**Requirements:**
Your task is to give the listing below back word for word, pictures excluded.

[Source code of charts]

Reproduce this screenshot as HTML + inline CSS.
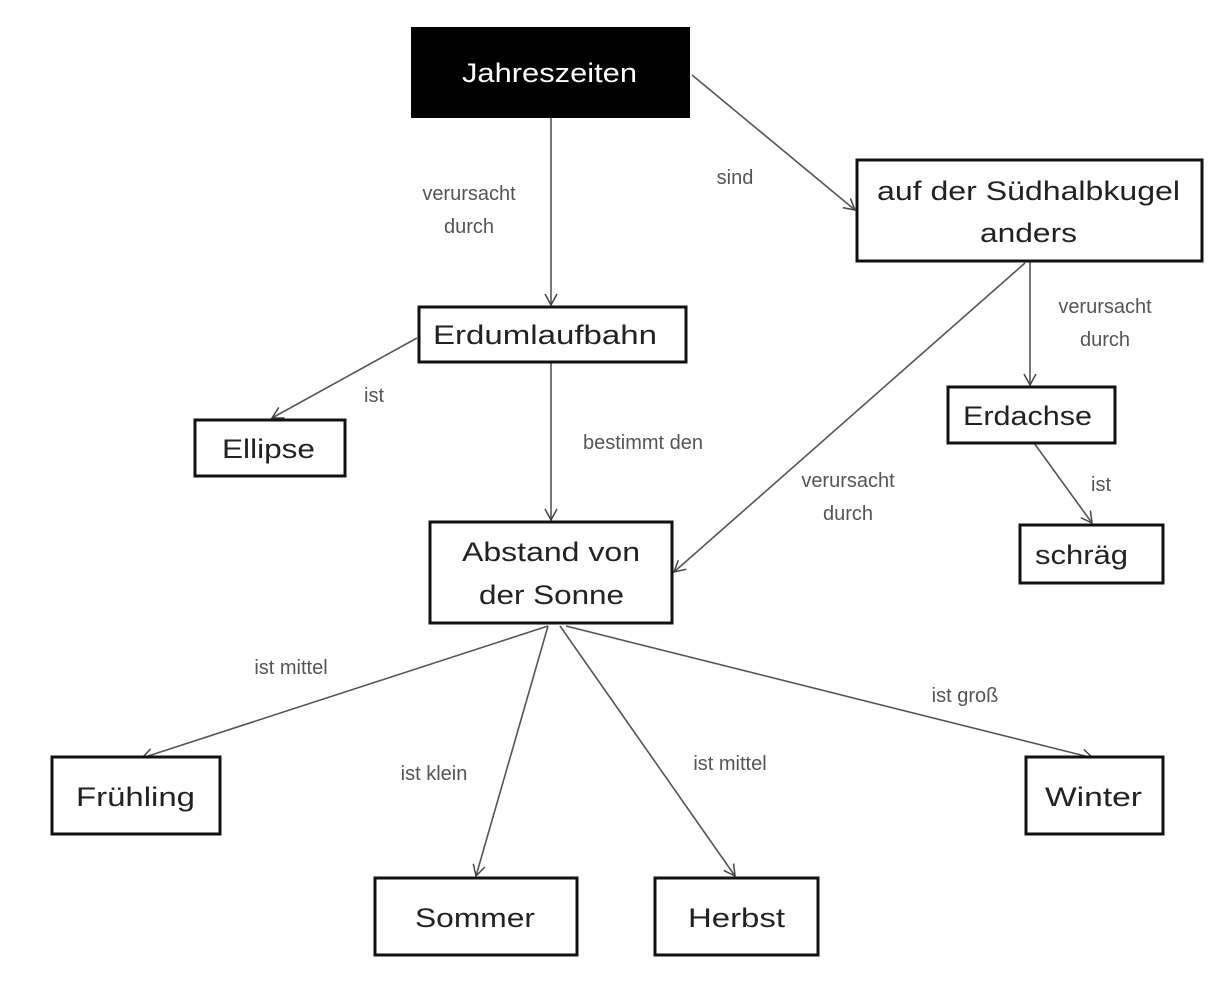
<!DOCTYPE html>
<html><head><meta charset="utf-8"><style>body{margin:0;background:#fff}svg{display:block}</style></head><body>
<svg width="1231" height="999" viewBox="0 0 1231 999" xmlns="http://www.w3.org/2000/svg" font-family="Liberation Sans, sans-serif">
<defs><marker id="a" markerWidth="14" markerHeight="14" refX="12" refY="7" orient="auto" markerUnits="userSpaceOnUse"><path d="M1,1 L12,7 L1,13" fill="none" stroke="#444" stroke-width="1.5"/></marker></defs>
<g stroke="#555" stroke-width="1.6" fill="none" marker-end="url(#a)">
<line x1="551" y1="118" x2="551" y2="305"/>
<line x1="692" y1="75" x2="855" y2="210"/>
<line x1="417" y1="338" x2="272" y2="418"/>
<line x1="551" y1="362" x2="551" y2="520"/>
<line x1="1030" y1="262" x2="1030" y2="385"/>
<line x1="1025" y1="263" x2="674" y2="572"/>
<line x1="1034" y1="443" x2="1092" y2="523"/>
<line x1="548" y1="626" x2="142" y2="758"/>
<line x1="548" y1="626" x2="476" y2="876"/>
<line x1="560" y1="626" x2="735" y2="876"/>
<line x1="566" y1="626" x2="1093" y2="758"/>
</g>
<rect x="411" y="27" width="279" height="91" fill="#000"/>
<g fill="#fff" stroke="#111" stroke-width="3">
<rect x="857" y="160" width="345" height="101"/>
<rect x="419" y="307" width="267" height="55"/>
<rect x="195" y="420" width="150" height="56"/>
<rect x="948" y="387" width="167" height="56"/>
<rect x="1020" y="525" width="143" height="58"/>
<rect x="430" y="522" width="242" height="101"/>
<rect x="52" y="757" width="168" height="77"/>
<rect x="1026" y="757" width="137" height="77"/>
<rect x="375" y="878" width="202" height="77"/>
<rect x="655" y="878" width="163" height="77"/>
</g>
<g font-size="27" fill="#222">
<text x="462" y="82" fill="#fff" textLength="175" lengthAdjust="spacingAndGlyphs">Jahreszeiten</text>
<text x="877" y="200" textLength="303" lengthAdjust="spacingAndGlyphs">auf der Südhalbkugel</text>
<text x="980" y="242" textLength="97" lengthAdjust="spacingAndGlyphs">anders</text>
<text x="433" y="344" textLength="224" lengthAdjust="spacingAndGlyphs">Erdumlaufbahn</text>
<text x="222" y="458" textLength="93" lengthAdjust="spacingAndGlyphs">Ellipse</text>
<text x="963" y="425" textLength="129" lengthAdjust="spacingAndGlyphs">Erdachse</text>
<text x="1035" y="564" textLength="93" lengthAdjust="spacingAndGlyphs">schräg</text>
<text x="462" y="561" textLength="178" lengthAdjust="spacingAndGlyphs">Abstand von</text>
<text x="479" y="604" textLength="145" lengthAdjust="spacingAndGlyphs">der Sonne</text>
<text x="76" y="806" textLength="119" lengthAdjust="spacingAndGlyphs">Frühling</text>
<text x="1045" y="806" textLength="97" lengthAdjust="spacingAndGlyphs">Winter</text>
<text x="415" y="927" textLength="120" lengthAdjust="spacingAndGlyphs">Sommer</text>
<text x="688" y="927" textLength="97" lengthAdjust="spacingAndGlyphs">Herbst</text>
</g>
<g font-size="20" fill="#555" text-anchor="middle">
<text x="469" y="200">verursacht</text><text x="469" y="233">durch</text>
<text x="735" y="184">sind</text>
<text x="374" y="402">ist</text>
<text x="643" y="449">bestimmt den</text>
<text x="1105" y="313">verursacht</text><text x="1105" y="346">durch</text>
<text x="848" y="487">verursacht</text><text x="848" y="520">durch</text>
<text x="1101" y="491">ist</text>
<text x="291" y="674">ist mittel</text>
<text x="434" y="780">ist klein</text>
<text x="730" y="770">ist mittel</text>
<text x="965" y="702">ist groß</text>
</g>
</svg>
</body></html>
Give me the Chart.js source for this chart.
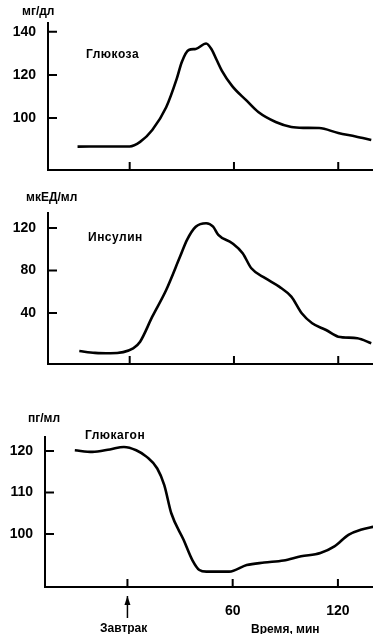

**Task output:**
Reproduce this screenshot as HTML + inline CSS.
<!DOCTYPE html>
<html><head><meta charset="utf-8"><style>body{margin:0;background:#fff}svg{display:block}</style></head><body>
<svg width="1231" height="999" viewBox="0 0 1231 999" xmlns="http://www.w3.org/2000/svg" font-family="Liberation Sans, sans-serif">
<defs><marker id="a" markerWidth="14" markerHeight="14" refX="12" refY="7" orient="auto" markerUnits="userSpaceOnUse"><path d="M1,1 L12,7 L1,13" fill="none" stroke="#444" stroke-width="1.5"/></marker></defs>
<g stroke="#555" stroke-width="1.6" fill="none" marker-end="url(#a)">
<line x1="551" y1="118" x2="551" y2="305"/>
<line x1="692" y1="75" x2="855" y2="210"/>
<line x1="417" y1="338" x2="272" y2="418"/>
<line x1="551" y1="362" x2="551" y2="520"/>
<line x1="1030" y1="262" x2="1030" y2="385"/>
<line x1="1025" y1="263" x2="674" y2="572"/>
<line x1="1034" y1="443" x2="1092" y2="523"/>
<line x1="548" y1="626" x2="142" y2="758"/>
<line x1="548" y1="626" x2="476" y2="876"/>
<line x1="560" y1="626" x2="735" y2="876"/>
<line x1="566" y1="626" x2="1093" y2="758"/>
</g>
<rect x="411" y="27" width="279" height="91" fill="#000"/>
<g fill="#fff" stroke="#111" stroke-width="3">
<rect x="857" y="160" width="345" height="101"/>
<rect x="419" y="307" width="267" height="55"/>
<rect x="195" y="420" width="150" height="56"/>
<rect x="948" y="387" width="167" height="56"/>
<rect x="1020" y="525" width="143" height="58"/>
<rect x="430" y="522" width="242" height="101"/>
<rect x="52" y="757" width="168" height="77"/>
<rect x="1026" y="757" width="137" height="77"/>
<rect x="375" y="878" width="202" height="77"/>
<rect x="655" y="878" width="163" height="77"/>
</g>
<g font-size="27" fill="#222">
<text x="462" y="82" fill="#fff" textLength="175" lengthAdjust="spacingAndGlyphs">Jahreszeiten</text>
<text x="877" y="200" textLength="303" lengthAdjust="spacingAndGlyphs">auf der Südhalbkugel</text>
<text x="980" y="242" textLength="97" lengthAdjust="spacingAndGlyphs">anders</text>
<text x="433" y="344" textLength="224" lengthAdjust="spacingAndGlyphs">Erdumlaufbahn</text>
<text x="222" y="458" textLength="93" lengthAdjust="spacingAndGlyphs">Ellipse</text>
<text x="963" y="425" textLength="129" lengthAdjust="spacingAndGlyphs">Erdachse</text>
<text x="1035" y="564" textLength="93" lengthAdjust="spacingAndGlyphs">schräg</text>
<text x="462" y="561" textLength="178" lengthAdjust="spacingAndGlyphs">Abstand von</text>
<text x="479" y="604" textLength="145" lengthAdjust="spacingAndGlyphs">der Sonne</text>
<text x="76" y="806" textLength="119" lengthAdjust="spacingAndGlyphs">Frühling</text>
<text x="1045" y="806" textLength="97" lengthAdjust="spacingAndGlyphs">Winter</text>
<text x="415" y="927" textLength="120" lengthAdjust="spacingAndGlyphs">Sommer</text>
<text x="688" y="927" textLength="97" lengthAdjust="spacingAndGlyphs">Herbst</text>
</g>
<g font-size="20" fill="#555" text-anchor="middle">
<text x="469" y="200">verursacht</text><text x="469" y="233">durch</text>
<text x="735" y="184">sind</text>
<text x="374" y="402">ist</text>
<text x="643" y="449">bestimmt den</text>
<text x="1105" y="313">verursacht</text><text x="1105" y="346">durch</text>
<text x="848" y="487">verursacht</text><text x="848" y="520">durch</text>
<text x="1101" y="491">ist</text>
<text x="291" y="674">ist mittel</text>
<text x="434" y="780">ist klein</text>
<text x="730" y="770">ist mittel</text>
<text x="965" y="702">ist groß</text>
</g>
</svg>
</body></html>
Give me the Chart.js source for this chart.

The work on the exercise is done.